- Aim
Return the lines exactly as they stand, from the first of the material through the line containing "df = pd.concat(frames, ignore_index=True)".

- Recorded data
(begin)
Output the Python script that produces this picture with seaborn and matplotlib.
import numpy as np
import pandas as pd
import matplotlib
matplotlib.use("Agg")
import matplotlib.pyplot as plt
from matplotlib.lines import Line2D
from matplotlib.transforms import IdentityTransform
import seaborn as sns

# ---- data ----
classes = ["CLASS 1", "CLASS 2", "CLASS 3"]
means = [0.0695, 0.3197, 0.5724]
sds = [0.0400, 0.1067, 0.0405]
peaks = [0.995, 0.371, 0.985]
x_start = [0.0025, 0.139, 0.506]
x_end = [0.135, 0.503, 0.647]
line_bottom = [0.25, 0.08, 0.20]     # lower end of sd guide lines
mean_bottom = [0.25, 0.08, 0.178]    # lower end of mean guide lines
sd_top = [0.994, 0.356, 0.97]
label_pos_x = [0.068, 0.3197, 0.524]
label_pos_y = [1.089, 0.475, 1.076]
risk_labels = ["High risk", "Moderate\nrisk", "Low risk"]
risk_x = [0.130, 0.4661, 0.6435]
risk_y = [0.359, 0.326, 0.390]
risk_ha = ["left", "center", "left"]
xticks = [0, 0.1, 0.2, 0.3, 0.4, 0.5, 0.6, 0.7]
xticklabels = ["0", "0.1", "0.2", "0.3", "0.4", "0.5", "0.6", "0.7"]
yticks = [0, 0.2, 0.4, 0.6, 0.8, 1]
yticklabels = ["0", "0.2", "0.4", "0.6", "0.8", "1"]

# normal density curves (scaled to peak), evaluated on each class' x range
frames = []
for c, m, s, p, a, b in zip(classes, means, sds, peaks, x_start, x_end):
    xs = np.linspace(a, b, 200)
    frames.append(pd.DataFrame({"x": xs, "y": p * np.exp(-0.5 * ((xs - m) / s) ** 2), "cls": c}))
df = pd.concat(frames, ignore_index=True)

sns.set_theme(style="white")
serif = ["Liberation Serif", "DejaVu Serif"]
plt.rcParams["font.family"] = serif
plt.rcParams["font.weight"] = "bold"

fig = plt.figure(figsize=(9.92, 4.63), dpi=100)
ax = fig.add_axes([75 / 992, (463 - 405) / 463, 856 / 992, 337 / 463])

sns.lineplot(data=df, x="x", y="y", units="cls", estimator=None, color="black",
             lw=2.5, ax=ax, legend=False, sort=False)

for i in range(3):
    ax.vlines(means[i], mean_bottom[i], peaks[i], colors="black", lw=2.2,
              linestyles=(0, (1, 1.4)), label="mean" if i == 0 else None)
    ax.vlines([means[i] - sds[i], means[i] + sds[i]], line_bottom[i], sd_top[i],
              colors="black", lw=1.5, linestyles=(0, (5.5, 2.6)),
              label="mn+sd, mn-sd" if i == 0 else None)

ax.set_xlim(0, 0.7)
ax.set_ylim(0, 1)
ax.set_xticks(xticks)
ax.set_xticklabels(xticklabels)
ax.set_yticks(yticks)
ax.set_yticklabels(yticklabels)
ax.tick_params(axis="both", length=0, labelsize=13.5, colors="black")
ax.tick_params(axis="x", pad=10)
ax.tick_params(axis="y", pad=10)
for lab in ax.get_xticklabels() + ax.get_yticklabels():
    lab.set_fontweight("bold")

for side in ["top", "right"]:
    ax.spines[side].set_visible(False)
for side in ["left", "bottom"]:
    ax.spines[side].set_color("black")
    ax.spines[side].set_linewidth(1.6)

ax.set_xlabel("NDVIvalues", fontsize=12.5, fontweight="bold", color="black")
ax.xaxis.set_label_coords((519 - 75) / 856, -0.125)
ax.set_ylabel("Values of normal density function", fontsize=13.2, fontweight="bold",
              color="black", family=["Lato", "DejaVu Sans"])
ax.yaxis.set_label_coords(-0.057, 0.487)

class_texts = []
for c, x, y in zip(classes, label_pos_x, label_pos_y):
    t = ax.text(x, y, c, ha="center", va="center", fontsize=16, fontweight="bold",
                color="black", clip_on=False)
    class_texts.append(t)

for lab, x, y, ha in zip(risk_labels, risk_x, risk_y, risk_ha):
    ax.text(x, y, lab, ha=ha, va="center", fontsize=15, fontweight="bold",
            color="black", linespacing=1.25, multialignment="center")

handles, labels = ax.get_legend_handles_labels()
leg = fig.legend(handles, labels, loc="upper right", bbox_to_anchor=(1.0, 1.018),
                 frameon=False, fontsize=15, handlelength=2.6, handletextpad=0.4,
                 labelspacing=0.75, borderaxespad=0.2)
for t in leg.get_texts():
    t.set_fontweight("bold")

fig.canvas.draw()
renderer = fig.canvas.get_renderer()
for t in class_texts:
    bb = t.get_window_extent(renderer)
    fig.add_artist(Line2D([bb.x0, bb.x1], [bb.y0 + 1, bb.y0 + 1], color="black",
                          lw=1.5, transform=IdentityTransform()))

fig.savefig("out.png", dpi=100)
(end)
- Solution to this exercise
Output the Python script that produces this picture with seaborn and matplotlib.
import numpy as np
import pandas as pd
import matplotlib
matplotlib.use("Agg")
import matplotlib.pyplot as plt
from matplotlib.lines import Line2D
from matplotlib.transforms import IdentityTransform
import seaborn as sns

# ---- data ----
classes = ["CLASS 1", "CLASS 2", "CLASS 3"]
means = [0.0695, 0.3197, 0.5724]
sds = [0.0400, 0.1067, 0.0405]
peaks = [0.995, 0.371, 0.985]
x_start = [0.0025, 0.139, 0.506]
x_end = [0.135, 0.503, 0.647]
line_bottom = [0.25, 0.08, 0.20]     # lower end of sd guide lines
mean_bottom = [0.25, 0.08, 0.178]    # lower end of mean guide lines
sd_top = [0.994, 0.356, 0.97]
label_pos_x = [0.068, 0.3197, 0.524]
label_pos_y = [1.089, 0.475, 1.076]
risk_labels = ["High risk", "Moderate\nrisk", "Low risk"]
risk_x = [0.130, 0.4661, 0.6435]
risk_y = [0.359, 0.326, 0.390]
risk_ha = ["left", "center", "left"]
xticks = [0, 0.1, 0.2, 0.3, 0.4, 0.5, 0.6, 0.7]
xticklabels = ["0", "0.1", "0.2", "0.3", "0.4", "0.5", "0.6", "0.7"]
yticks = [0, 0.2, 0.4, 0.6, 0.8, 1]
yticklabels = ["0", "0.2", "0.4", "0.6", "0.8", "1"]

# normal density curves (scaled to peak), evaluated on each class' x range
frames = []
for c, m, s, p, a, b in zip(classes, means, sds, peaks, x_start, x_end):
    xs = np.linspace(a, b, 200)
    frames.append(pd.DataFrame({"x": xs, "y": p * np.exp(-0.5 * ((xs - m) / s) ** 2), "cls": c}))
df = pd.concat(frames, ignore_index=True)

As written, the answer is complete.